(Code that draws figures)
[BEGIN]

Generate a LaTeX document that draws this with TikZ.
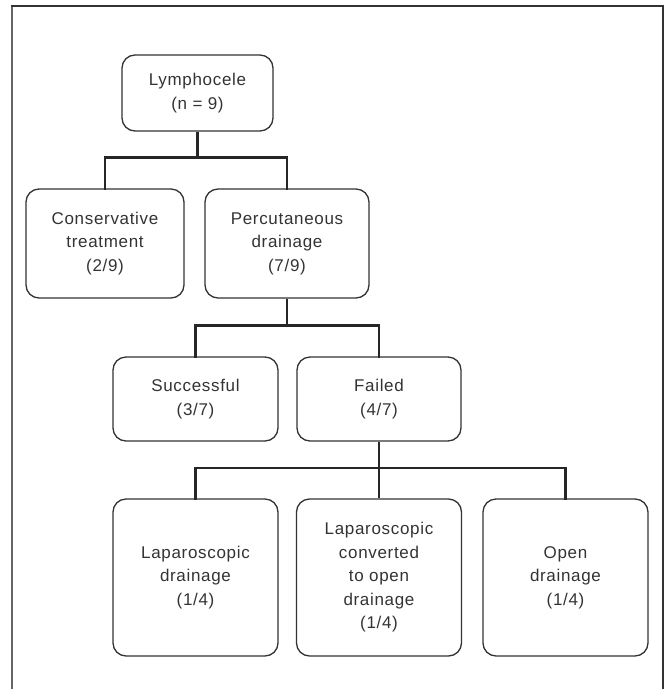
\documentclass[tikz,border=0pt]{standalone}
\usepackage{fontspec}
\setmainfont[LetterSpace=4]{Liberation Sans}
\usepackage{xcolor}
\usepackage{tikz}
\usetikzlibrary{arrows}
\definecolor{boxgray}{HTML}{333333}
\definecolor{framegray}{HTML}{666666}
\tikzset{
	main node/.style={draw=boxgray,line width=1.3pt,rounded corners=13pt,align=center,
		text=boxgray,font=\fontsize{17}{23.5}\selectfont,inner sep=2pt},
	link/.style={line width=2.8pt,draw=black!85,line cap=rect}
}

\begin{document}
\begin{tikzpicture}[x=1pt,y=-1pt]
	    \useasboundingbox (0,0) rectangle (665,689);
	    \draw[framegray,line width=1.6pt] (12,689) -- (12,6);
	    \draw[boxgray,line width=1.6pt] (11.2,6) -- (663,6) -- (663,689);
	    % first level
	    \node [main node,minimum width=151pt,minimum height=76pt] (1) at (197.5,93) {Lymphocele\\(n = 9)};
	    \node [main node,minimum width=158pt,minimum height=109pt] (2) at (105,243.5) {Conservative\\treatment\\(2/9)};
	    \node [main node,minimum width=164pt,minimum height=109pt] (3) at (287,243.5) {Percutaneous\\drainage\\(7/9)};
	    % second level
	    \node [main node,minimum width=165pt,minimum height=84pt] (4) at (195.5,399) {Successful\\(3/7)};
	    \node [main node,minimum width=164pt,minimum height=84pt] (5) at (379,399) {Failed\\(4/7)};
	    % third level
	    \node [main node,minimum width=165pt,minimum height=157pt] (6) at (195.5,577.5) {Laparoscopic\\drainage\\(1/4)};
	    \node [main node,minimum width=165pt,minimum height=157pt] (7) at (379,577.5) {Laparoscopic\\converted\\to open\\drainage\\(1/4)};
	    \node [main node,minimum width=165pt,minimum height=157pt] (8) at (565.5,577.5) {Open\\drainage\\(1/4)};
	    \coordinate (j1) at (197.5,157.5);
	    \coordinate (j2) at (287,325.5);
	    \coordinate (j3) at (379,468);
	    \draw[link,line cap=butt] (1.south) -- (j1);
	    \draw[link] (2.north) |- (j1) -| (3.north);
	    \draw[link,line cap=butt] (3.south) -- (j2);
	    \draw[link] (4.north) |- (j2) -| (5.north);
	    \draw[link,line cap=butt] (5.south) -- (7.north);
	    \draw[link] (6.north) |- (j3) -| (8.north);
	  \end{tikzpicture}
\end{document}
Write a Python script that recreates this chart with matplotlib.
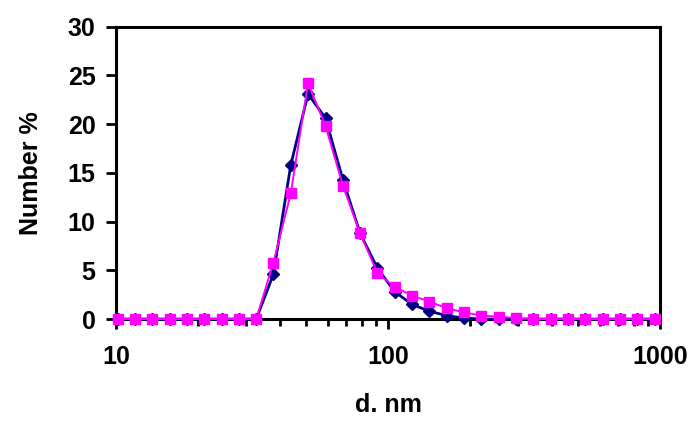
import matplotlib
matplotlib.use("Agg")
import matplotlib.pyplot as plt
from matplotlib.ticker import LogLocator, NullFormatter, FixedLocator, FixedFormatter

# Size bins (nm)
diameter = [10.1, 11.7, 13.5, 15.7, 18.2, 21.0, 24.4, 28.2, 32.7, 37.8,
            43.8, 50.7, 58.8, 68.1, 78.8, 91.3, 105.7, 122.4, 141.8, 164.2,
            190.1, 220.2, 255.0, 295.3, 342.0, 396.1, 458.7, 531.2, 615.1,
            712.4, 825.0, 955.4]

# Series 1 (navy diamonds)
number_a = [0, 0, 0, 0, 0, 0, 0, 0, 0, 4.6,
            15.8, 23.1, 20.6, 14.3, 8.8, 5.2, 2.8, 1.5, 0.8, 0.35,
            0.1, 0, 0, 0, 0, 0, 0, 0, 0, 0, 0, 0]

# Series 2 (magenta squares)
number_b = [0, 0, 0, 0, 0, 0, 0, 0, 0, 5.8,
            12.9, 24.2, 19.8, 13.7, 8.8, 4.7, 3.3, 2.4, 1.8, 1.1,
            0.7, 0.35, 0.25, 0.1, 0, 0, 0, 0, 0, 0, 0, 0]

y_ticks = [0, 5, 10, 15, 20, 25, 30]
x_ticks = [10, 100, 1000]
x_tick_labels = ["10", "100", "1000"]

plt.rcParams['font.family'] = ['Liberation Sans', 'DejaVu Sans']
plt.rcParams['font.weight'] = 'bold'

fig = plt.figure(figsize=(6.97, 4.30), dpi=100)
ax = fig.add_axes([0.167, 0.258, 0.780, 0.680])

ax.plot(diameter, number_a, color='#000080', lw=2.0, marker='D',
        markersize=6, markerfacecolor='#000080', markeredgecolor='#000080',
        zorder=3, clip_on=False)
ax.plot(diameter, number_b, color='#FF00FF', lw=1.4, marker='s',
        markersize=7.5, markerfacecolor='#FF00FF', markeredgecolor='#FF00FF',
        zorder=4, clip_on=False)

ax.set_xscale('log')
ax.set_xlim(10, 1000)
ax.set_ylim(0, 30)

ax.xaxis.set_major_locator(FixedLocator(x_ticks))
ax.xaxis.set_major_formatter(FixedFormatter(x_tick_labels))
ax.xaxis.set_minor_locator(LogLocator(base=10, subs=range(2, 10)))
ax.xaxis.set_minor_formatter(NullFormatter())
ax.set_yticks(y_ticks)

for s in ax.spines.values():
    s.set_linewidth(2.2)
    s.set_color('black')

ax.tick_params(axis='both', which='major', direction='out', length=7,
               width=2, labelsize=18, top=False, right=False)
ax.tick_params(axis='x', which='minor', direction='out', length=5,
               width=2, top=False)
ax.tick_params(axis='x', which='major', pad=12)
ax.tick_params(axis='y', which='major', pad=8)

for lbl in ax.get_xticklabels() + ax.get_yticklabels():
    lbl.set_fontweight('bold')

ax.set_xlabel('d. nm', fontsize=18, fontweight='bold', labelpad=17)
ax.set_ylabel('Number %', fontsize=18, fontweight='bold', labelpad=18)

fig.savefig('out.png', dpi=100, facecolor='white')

[END]
[BEGIN]

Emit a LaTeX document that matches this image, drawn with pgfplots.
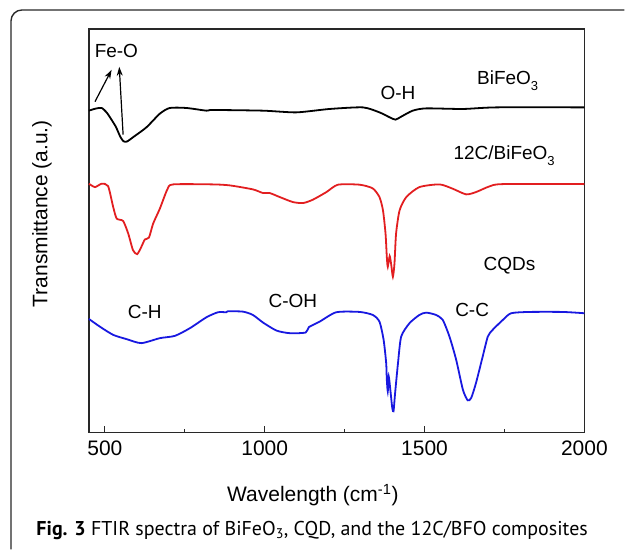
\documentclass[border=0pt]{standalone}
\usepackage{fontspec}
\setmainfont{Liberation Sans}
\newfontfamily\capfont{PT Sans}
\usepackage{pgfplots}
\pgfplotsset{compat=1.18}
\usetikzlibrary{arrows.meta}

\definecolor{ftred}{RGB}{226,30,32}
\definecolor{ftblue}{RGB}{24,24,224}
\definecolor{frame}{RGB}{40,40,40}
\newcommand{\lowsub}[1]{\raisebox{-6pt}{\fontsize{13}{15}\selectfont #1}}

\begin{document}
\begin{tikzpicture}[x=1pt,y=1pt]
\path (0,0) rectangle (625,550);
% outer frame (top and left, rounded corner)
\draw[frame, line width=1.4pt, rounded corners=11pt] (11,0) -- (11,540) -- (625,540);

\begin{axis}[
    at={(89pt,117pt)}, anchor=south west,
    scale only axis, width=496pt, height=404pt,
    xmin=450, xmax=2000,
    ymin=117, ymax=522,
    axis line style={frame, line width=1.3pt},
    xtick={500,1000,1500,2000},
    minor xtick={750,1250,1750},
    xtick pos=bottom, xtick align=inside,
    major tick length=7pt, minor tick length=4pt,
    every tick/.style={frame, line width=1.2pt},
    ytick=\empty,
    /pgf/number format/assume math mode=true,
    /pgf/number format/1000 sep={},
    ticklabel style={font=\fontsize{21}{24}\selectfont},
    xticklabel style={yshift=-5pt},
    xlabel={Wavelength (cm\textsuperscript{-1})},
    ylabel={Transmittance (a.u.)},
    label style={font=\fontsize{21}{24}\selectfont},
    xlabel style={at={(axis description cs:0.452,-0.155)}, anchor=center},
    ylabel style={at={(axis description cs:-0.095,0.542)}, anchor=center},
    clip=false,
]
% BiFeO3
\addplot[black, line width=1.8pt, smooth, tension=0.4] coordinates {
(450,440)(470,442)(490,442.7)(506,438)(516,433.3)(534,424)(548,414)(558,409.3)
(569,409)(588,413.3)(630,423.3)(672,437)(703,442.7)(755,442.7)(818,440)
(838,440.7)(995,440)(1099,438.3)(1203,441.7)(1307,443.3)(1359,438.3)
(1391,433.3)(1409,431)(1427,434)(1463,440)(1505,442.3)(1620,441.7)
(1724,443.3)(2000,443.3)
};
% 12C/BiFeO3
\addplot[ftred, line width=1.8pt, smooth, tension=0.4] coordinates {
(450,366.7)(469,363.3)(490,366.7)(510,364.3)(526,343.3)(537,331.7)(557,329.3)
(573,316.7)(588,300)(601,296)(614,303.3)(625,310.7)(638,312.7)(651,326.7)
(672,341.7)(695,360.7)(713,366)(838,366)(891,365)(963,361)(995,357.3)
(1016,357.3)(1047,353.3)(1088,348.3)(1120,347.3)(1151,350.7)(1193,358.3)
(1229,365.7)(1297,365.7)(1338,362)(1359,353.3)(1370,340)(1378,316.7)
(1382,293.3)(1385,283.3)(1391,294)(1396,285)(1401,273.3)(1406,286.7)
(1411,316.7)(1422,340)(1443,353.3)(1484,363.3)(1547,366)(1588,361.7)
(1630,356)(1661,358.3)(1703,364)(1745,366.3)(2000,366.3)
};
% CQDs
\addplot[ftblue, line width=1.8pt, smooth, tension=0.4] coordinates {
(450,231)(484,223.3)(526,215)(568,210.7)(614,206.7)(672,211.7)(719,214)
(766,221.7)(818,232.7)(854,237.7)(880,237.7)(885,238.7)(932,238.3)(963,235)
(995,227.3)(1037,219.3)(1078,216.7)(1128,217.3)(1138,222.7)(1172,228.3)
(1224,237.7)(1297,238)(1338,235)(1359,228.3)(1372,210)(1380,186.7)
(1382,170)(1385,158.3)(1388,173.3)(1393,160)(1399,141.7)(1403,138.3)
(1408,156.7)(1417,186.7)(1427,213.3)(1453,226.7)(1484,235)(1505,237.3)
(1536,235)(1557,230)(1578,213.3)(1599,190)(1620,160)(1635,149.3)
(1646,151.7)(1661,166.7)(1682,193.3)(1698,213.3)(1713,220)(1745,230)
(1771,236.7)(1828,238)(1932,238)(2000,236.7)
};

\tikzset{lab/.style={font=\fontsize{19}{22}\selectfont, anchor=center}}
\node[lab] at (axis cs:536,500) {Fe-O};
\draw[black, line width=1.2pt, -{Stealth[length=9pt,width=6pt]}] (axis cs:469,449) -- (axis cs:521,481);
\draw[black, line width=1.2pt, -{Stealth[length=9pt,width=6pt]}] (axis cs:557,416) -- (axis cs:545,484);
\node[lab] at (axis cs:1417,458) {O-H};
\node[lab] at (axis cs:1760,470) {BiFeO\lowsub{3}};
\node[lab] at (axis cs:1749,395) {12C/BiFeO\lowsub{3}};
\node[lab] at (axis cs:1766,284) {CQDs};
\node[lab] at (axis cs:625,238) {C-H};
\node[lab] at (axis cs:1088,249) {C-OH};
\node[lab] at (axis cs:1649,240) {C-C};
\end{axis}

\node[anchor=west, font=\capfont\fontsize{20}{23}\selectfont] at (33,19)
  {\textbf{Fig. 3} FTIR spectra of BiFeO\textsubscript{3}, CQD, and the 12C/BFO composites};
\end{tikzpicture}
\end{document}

[END]
[BEGIN]

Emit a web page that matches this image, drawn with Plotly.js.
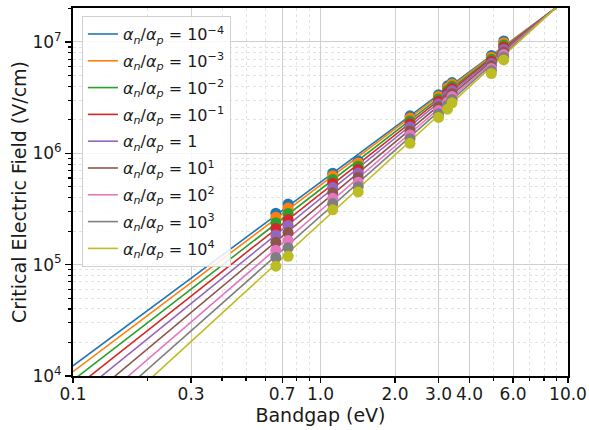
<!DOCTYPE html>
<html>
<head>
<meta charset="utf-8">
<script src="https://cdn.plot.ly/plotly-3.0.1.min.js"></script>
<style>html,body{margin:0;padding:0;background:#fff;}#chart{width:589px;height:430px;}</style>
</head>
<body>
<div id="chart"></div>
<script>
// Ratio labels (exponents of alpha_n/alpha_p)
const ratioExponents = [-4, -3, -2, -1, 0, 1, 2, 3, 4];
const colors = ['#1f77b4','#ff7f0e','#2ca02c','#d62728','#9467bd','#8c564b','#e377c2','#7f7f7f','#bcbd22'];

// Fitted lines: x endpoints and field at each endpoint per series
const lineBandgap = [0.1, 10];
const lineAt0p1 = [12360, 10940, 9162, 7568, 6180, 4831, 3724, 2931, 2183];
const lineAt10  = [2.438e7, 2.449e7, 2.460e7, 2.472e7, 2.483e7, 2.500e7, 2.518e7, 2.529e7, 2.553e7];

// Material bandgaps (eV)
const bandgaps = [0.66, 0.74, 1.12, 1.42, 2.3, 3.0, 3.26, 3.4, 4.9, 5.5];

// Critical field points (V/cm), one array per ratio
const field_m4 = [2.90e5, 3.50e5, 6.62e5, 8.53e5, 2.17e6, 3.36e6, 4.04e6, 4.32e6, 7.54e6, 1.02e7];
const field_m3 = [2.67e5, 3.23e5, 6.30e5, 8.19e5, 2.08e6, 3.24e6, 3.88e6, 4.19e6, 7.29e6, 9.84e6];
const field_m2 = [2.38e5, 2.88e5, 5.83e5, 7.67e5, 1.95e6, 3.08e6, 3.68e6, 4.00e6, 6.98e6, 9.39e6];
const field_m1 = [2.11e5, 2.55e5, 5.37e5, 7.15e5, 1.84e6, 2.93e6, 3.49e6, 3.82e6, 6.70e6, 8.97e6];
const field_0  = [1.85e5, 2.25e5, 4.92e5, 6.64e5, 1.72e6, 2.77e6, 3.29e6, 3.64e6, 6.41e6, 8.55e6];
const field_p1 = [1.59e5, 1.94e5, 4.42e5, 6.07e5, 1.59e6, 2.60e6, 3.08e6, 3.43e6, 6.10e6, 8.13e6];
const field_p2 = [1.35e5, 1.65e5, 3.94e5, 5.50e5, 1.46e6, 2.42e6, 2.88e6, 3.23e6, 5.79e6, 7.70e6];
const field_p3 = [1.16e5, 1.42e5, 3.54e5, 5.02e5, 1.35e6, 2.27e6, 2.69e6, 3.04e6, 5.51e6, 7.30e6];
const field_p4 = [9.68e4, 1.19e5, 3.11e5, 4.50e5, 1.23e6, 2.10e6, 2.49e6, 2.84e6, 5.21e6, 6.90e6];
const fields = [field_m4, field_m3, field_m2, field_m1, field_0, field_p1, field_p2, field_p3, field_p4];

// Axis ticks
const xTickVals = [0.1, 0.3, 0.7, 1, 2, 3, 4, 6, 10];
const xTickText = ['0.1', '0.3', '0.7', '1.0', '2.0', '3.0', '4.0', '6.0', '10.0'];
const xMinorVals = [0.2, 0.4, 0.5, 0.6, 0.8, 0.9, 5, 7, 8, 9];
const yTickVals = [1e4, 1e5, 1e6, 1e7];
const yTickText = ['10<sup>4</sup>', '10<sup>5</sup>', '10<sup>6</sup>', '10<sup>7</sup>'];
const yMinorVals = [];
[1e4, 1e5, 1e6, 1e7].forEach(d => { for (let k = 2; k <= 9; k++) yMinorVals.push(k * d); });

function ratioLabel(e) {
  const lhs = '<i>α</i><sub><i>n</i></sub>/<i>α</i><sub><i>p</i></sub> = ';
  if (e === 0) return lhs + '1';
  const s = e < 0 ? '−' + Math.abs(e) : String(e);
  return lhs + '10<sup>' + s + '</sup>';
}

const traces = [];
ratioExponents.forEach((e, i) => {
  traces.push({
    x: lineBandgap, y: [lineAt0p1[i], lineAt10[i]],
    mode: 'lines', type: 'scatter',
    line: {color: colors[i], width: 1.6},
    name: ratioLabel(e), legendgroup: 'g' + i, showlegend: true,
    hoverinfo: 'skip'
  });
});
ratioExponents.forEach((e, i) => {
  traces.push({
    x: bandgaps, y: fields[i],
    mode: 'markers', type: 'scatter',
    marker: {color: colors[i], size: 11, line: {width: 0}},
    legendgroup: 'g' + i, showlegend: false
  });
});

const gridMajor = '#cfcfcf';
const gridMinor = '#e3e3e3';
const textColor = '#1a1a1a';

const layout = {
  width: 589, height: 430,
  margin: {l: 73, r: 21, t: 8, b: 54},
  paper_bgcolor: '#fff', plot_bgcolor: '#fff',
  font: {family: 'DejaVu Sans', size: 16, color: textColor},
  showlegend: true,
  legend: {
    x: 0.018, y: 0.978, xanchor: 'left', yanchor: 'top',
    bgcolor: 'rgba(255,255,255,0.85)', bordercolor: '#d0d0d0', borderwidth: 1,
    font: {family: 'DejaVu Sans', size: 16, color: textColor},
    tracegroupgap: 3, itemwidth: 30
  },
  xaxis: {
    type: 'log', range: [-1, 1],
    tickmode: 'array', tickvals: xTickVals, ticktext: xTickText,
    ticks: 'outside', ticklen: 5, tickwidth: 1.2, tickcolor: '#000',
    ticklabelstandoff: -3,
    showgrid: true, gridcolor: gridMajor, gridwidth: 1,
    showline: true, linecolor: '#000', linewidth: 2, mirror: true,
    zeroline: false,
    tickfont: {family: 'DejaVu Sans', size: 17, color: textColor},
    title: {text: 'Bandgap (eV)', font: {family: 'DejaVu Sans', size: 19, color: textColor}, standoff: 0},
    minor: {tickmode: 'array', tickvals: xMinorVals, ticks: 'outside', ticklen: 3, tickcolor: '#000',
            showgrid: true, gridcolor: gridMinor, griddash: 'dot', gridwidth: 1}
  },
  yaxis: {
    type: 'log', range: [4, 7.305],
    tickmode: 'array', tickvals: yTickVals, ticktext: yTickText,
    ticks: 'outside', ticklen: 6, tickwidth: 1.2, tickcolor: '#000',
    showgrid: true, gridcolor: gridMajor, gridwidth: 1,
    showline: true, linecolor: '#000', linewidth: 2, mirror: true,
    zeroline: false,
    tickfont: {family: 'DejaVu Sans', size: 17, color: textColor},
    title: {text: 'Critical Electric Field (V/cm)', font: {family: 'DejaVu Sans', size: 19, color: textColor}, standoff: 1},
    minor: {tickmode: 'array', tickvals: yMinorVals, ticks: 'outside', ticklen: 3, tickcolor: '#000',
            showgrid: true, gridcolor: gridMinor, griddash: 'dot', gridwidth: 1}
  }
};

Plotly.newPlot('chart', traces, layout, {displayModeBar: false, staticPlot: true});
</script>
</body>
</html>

[END]

REQUIRED WORK ::
Copy nothing but the lines above that run from the one with "Emit a LaTeX" to the one with "(11,540) -- (625,540);", ends included; pictures stay out.

RIGHT ANSWER ::
Emit a LaTeX document that matches this image, drawn with pgfplots.
\documentclass[border=0pt]{standalone}
\usepackage{fontspec}
\setmainfont{Liberation Sans}
\newfontfamily\capfont{PT Sans}
\usepackage{pgfplots}
\pgfplotsset{compat=1.18}
\usetikzlibrary{arrows.meta}

\definecolor{ftred}{RGB}{226,30,32}
\definecolor{ftblue}{RGB}{24,24,224}
\definecolor{frame}{RGB}{40,40,40}
\newcommand{\lowsub}[1]{\raisebox{-6pt}{\fontsize{13}{15}\selectfont #1}}

\begin{document}
\begin{tikzpicture}[x=1pt,y=1pt]
\path (0,0) rectangle (625,550);
% outer frame (top and left, rounded corner)
\draw[frame, line width=1.4pt, rounded corners=11pt] (11,0) -- (11,540) -- (625,540);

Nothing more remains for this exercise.